The exercise
Transcribe every line from the top down to the line with "nm_rows_kw = [10, 30, 50, 70, 90, 110]", both ends included, but not the pictures.

Dataset content

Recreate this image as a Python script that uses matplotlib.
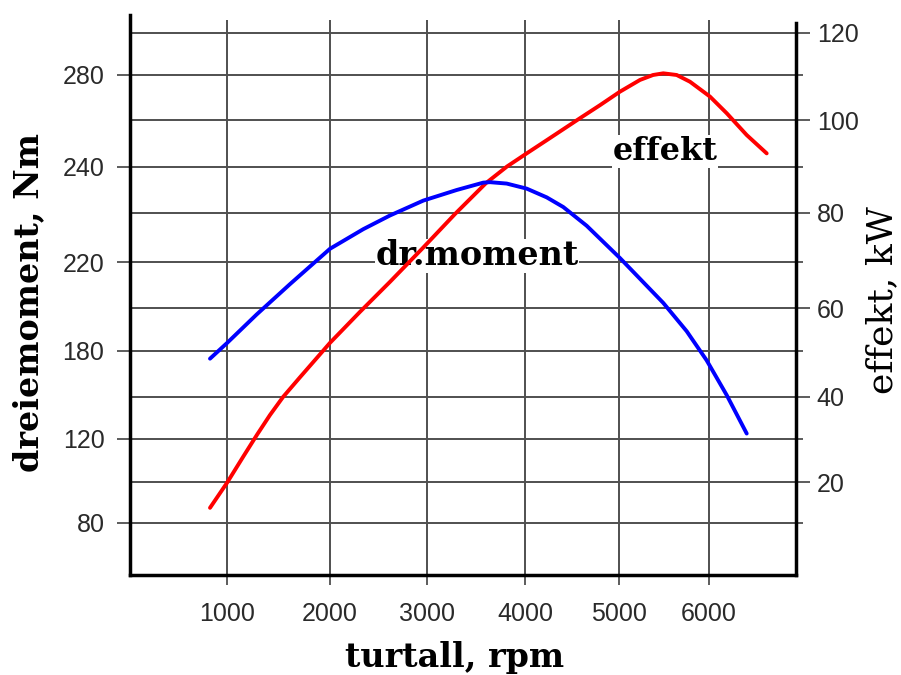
import numpy as np
import matplotlib
matplotlib.use("Agg")
import matplotlib.pyplot as plt

plt.rcParams["font.family"] = ["Liberation Sans", "DejaVu Sans"]

# ---------------- data ----------------
rpm_torque = [835, 1000, 1288, 1612, 2000, 2343, 2619, 2962, 3303, 3574, 3643,
              3813, 4018, 4231, 4407, 4656, 5011, 5233, 5492, 5752, 5974,
              6197, 6419]
torque_nm = [175.0, 183.7, 197.0, 210.4, 222.7, 226.7, 229.5, 232.7, 235.0,
             236.6, 236.7, 236.4, 235.3, 233.4, 231.3, 227.4, 220.8, 212.7,
             202.2, 189.2, 173.9, 151.2, 123.9]

rpm_power = [835, 1000, 1155, 1291, 1417, 1544, 1709, 2000, 2309, 2619, 2959,
             3286, 3602, 3816, 4018, 4231, 4585, 4798, 5011, 5233, 5378, 5492,
             5641, 5789, 6011, 6197, 6419, 6641]
power_kw = [13.7, 19.8, 25.8, 31.0, 35.7, 40.0, 44.3, 51.9, 59.1, 65.7, 72.9,
            79.8, 86.5, 90.1, 92.9, 95.7, 100.4, 103.3, 106.3, 108.9, 110.0,
            110.4, 110.0, 108.5, 105.2, 101.5, 96.8, 92.9]

rpm_ticks = [1000, 2000, 3000, 4000, 5000, 6000]
kw_ticks = [20, 40, 60, 80, 100, 120]
kw_minor = [10, 30, 50, 70, 90, 110]
nm_ticks = [80, 120, 180, 220, 240, 280]
nm_rows_kw = [10, 30, 50, 70, 90, 110]       # grid row each Nm label sits on

# ---------------- layout (pixel calibration of the drawing) ----------------
W, H = 901, 675
L, R, B, T = 130, 796, 575, 20
X_GRID_PX = [227, 330, 427, 525, 619, 709]
KW_ROWS = [120, 110, 100, 90, 80, 70, 60, 50, 40, 30, 20, 10]
Y_ROWS_PX = [33, 75, 120, 167, 213, 262, 308, 351, 397, 439, 482, 523]

GRID = "#4f4f4f"
TXT = "#2a2a2a"


def piecewise(xk, yk):
    xk = np.asarray(xk, float)
    yk = np.asarray(yk, float)
    o = np.argsort(xk)
    xk, yk = xk[o], yk[o]
    s0 = (yk[1] - yk[0]) / (xk[1] - xk[0])
    s1 = (yk[-1] - yk[-2]) / (xk[-1] - xk[-2])

    def f(v):
        v = np.asarray(v, float)
        out = np.interp(v, xk, yk)
        out = np.where(v < xk[0], yk[0] + (v - xk[0]) * s0, out)
        out = np.where(v > xk[-1], yk[-1] + (v - xk[-1]) * s1, out)
        return out
    return f


xfwd = piecewise(rpm_ticks, X_GRID_PX)
xinv = piecewise(X_GRID_PX, rpm_ticks)
ypx = -np.asarray(Y_ROWS_PX, float)
kwfwd = piecewise(KW_ROWS, ypx)
kwinv = piecewise(ypx, KW_ROWS)
nm2kw = piecewise(nm_ticks, nm_rows_kw)
kw2nm = piecewise(nm_rows_kw, nm_ticks)


def tfwd(v):
    return kwfwd(nm2kw(v))


def tinv(u):
    return kw2nm(kwinv(u))


fig = plt.figure(figsize=(W / 100, H / 100), dpi=100)
ax_p = fig.add_axes([L / W, (H - B) / H, (R - L) / W, (B - T) / H])
ax_t = ax_p.twinx()

ax_p.set_xscale("function", functions=(xfwd, xinv))
ax_p.set_xlim(float(xinv(L)), float(xinv(R)))
ax_p.set_yscale("function", functions=(kwfwd, kwinv))
ax_p.set_ylim(float(kwinv(-B)), float(kwinv(-T)))
ax_t.set_yscale("function", functions=(tfwd, tinv))
ax_t.set_ylim(float(tinv(-B)), float(tinv(-T)))

ax_p.set_xticks(rpm_ticks, labels=[str(v) for v in rpm_ticks])
ax_p.set_yticks(kw_ticks, labels=[str(v) for v in kw_ticks])
ax_p.set_yticks(kw_minor, minor=True)
ax_p.set_xticks([], minor=True)
ax_t.set_yticks(nm_ticks, labels=[str(v) for v in nm_ticks])
ax_t.set_yticks([], minor=True)

ax_p.yaxis.tick_right()
ax_p.tick_params(axis="x", which="major", length=7.2, width=1.3, color=GRID, pad=12,
                 labelsize=18, labelcolor=TXT)
ax_p.tick_params(axis="y", which="major", length=10, width=1.3, color=GRID, pad=5,
                 right=True, left=False, labelright=True, labelleft=False,
                 labelsize=18, labelcolor=TXT)
ax_p.tick_params(axis="y", which="minor", length=5, width=1.3, color=GRID,
                 right=True, left=False)
ax_t.yaxis.tick_left()
ax_t.tick_params(axis="y", which="major", length=9.4, width=1.3, color=GRID, pad=9,
                 left=True, right=False, labelleft=True, labelright=False,
                 labelsize=18, labelcolor=TXT)

ax_p.set_axisbelow(True)
ax_p.grid(True, which="major", axis="x", color=GRID, lw=1.4)
ax_p.grid(True, which="both", axis="y", color=GRID, lw=1.4)

for s in ("top", "left"):
    ax_p.spines[s].set_visible(False)
for s in ("top", "right", "bottom"):
    ax_t.spines[s].set_visible(False)
ax_p.spines["bottom"].set_linewidth(2.5)
ax_p.spines["right"].set_linewidth(2.5)
ax_t.spines["left"].set_linewidth(2.5)
ax_p.spines["right"].set_bounds(float(kwinv(-B)), float(kwinv(-23)))
ax_t.spines["left"].set_bounds(float(tinv(-B)), float(tinv(-15)))

ax_p.plot(rpm_power, power_kw, color="#ff0000", lw=2.8, zorder=3,
          solid_capstyle="round", solid_joinstyle="round")
ax_t.plot(rpm_torque, torque_nm, color="#0000ff", lw=2.8, zorder=3,
          solid_capstyle="round", solid_joinstyle="round")

ann = dict(family="DejaVu Serif", weight="bold", color="black", zorder=2.5,
           bbox=dict(facecolor="white", edgecolor="none", pad=0.5))
ax_p.text(5511, 91.5, "effekt", ha="center", va="baseline", size=23, **ann)
ax_p.text(3510, 69.3, "dr.moment", ha="center", va="baseline", size=24, **ann)

fig.text(455 / W, 1 - 667 / H, "turtall, rpm", ha="center", va="baseline",
         family="DejaVu Serif", weight="bold", size=24)
fig.text(29 / W, 1 - 303 / H, "dreiemoment, Nm", rotation=90, ha="center",
         va="center", family="DejaVu Serif", weight="bold", size=24)
fig.text(882 / W, 1 - 300 / H, "effekt, kW", rotation=90, ha="center",
         va="center", family="DejaVu Serif", size=26)

fig.savefig("out.png", dpi=100)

Expected answer
Recreate this image as a Python script that uses matplotlib.
import numpy as np
import matplotlib
matplotlib.use("Agg")
import matplotlib.pyplot as plt

plt.rcParams["font.family"] = ["Liberation Sans", "DejaVu Sans"]

# ---------------- data ----------------
rpm_torque = [835, 1000, 1288, 1612, 2000, 2343, 2619, 2962, 3303, 3574, 3643,
              3813, 4018, 4231, 4407, 4656, 5011, 5233, 5492, 5752, 5974,
              6197, 6419]
torque_nm = [175.0, 183.7, 197.0, 210.4, 222.7, 226.7, 229.5, 232.7, 235.0,
             236.6, 236.7, 236.4, 235.3, 233.4, 231.3, 227.4, 220.8, 212.7,
             202.2, 189.2, 173.9, 151.2, 123.9]

rpm_power = [835, 1000, 1155, 1291, 1417, 1544, 1709, 2000, 2309, 2619, 2959,
             3286, 3602, 3816, 4018, 4231, 4585, 4798, 5011, 5233, 5378, 5492,
             5641, 5789, 6011, 6197, 6419, 6641]
power_kw = [13.7, 19.8, 25.8, 31.0, 35.7, 40.0, 44.3, 51.9, 59.1, 65.7, 72.9,
            79.8, 86.5, 90.1, 92.9, 95.7, 100.4, 103.3, 106.3, 108.9, 110.0,
            110.4, 110.0, 108.5, 105.2, 101.5, 96.8, 92.9]

rpm_ticks = [1000, 2000, 3000, 4000, 5000, 6000]
kw_ticks = [20, 40, 60, 80, 100, 120]
kw_minor = [10, 30, 50, 70, 90, 110]
nm_ticks = [80, 120, 180, 220, 240, 280]
nm_rows_kw = [10, 30, 50, 70, 90, 110]       # grid row each Nm label sits on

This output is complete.